Elisabeth Schwarzkopf à Versailles
Notice
À l'occasion de la réouverture de l'Opéra royal de Versailles le 30 juin 1971, la soprano allemande Elisabeth Schwarzkopf donne un récital de Lieder accompagnée par le pianiste Aldo Ciccolini. Un Lied de Hugo Wolf est suivi d'images de tout le cérémonial de préparation qui le précède, de la recherche minutieuse du meilleur emplacement sur la scène, au choix de sa robe, pour lesquels Walter Legge - son mari et mentor - est l'indispensable conseil.
Éclairage
1971 : l'année de ce récital donné à l'Opéra royal de Versailles, Elisabeth Schwarzkopf (1915-2006) abandonne la scène lyrique, où elle a pris le rang de plus célèbre soprano allemand des années cinquante et soixante. Sa carrière commence en 1938, à Berlin, sous la baguette de Karl Böhm, quand elle chante l'une des Filles-fleurs de Parsifal. Tout en se perfectionnant chez Maria Ivogun, elle chante bientôt La Chauve-souris à l'Opéra de Paris occupé en 1941, donne son premier récital de Lieder en 1942, débute à l'Opéra de Vienne en 1944. Après son procès en dénazification, elle est remarquée par le producteur britannique des disques HMV Walter Legge, qui devint son Pygmalion, et l'épouse finalement en 1953. Sa carrière, par l'intermédiaire de ses prestigieux enregistrements HMV / La voix de son maître, devient vite internationale, et la mène du Covent Garden de Londres au Festival de Salzbourg, du Festival de Bayreuth à La Scala, de Milan, de La Fenice de Venise - où elle crée en 1951 The rake's progress d'Igor Stravinski - au Metropolitan de New York. Au début des années cinquante, elle abandonne rapidement son répertoire de soprano colorature (Oscar, Zerbinette, Rosine, Blondchen) pour Mimi, Violetta, Marcelline, Mélisande, Alice Ford, Marguerite, mais aussi Wagner (Eva, Elisabeth, Elsa), et surtout les grands rôles mozartiens qui la rendent célèbre partout dans le monde (Suzanne, puis Fiordiligi, Elvira, Pamina) et en particulier à Salzbourg, dont elle est l'une des stars de 1947 à 1964. Dans les années soixante, elle se consacre uniquement à ces derniers rôles, ainsi qu'à ses deux rôles straussiens fétiches, La Maréchale du Chevalier à la rose - dont un film célèbre avec Herbert von Karajan à Salzbourg rend compte - et la Comtesse de Capriccio, rôle qu'elle interprète aussi à Paris en 1962.

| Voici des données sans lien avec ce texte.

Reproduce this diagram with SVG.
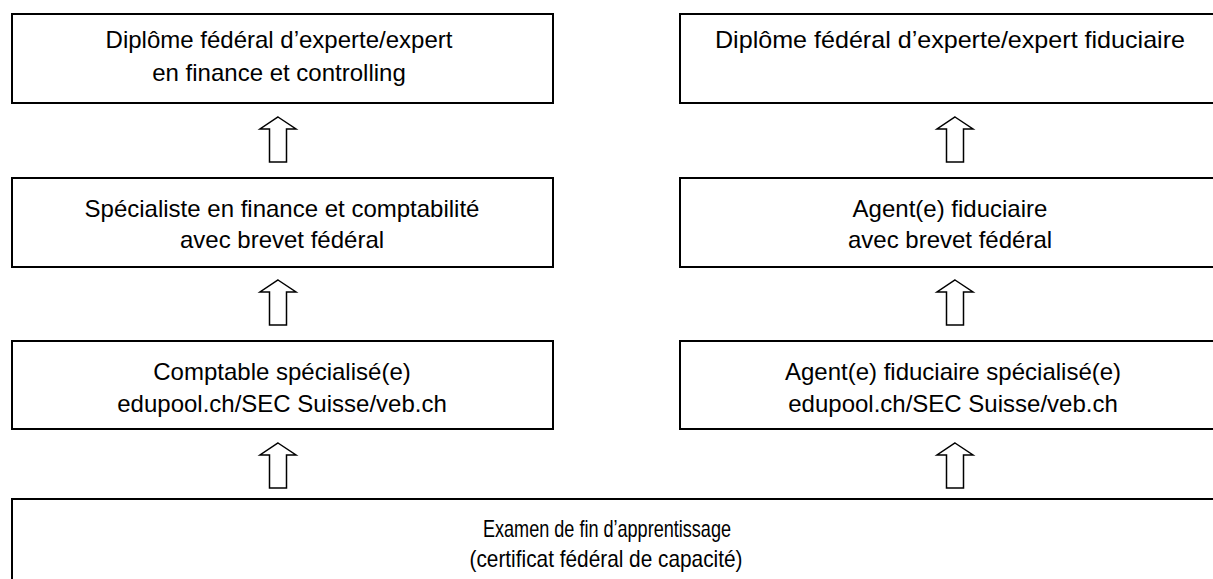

Perfectionniste absolue, elle doit, comme Dietrich Fischer-Dieskau, remettre la culture du Lied allemand au rang des nécessités du goût musical contemporain : chacun de ses récital annuels, à Salzbourg, à Londres, à Paris est un événement, qui ne fait pas peu pour la reconnaissance de l'univers romantique fort séduisant de Schubert ou Schumann, mais aussi de ceux plus difficiles d'abord de Richard Strauss et surtout de Hugo Wolf.
Après 1971, elle se consacre exclusivement au Lied, où ses accompagnateurs sont soit Gerald Moore, baptisé « le prince des accompagnateurs », soit de grands solistes comme Aldo Ciccolini qui l'accompagne ici à Versailles. Elle quitte définitivement l'estrade du récital en 1979 à la mort de son époux - à qui elle consacre un livre sous le titre clin d'œil La voix de mon maître - pour se consacrer à l'enseignement. Le document filmé à Versailles montre très exactement le rôle de Walter Legge, toujours à l'écoute de la moindre imperfection, et attentif aux petits détails d'un art tout de composition maîtrisée, qui n'empêche pas de trouver un naturel exquis à la moindre de ses interprétations, comme en témoigne le Lied Wenn du zu den Blumen gehst de Hugo Wolf qu'on entend ici.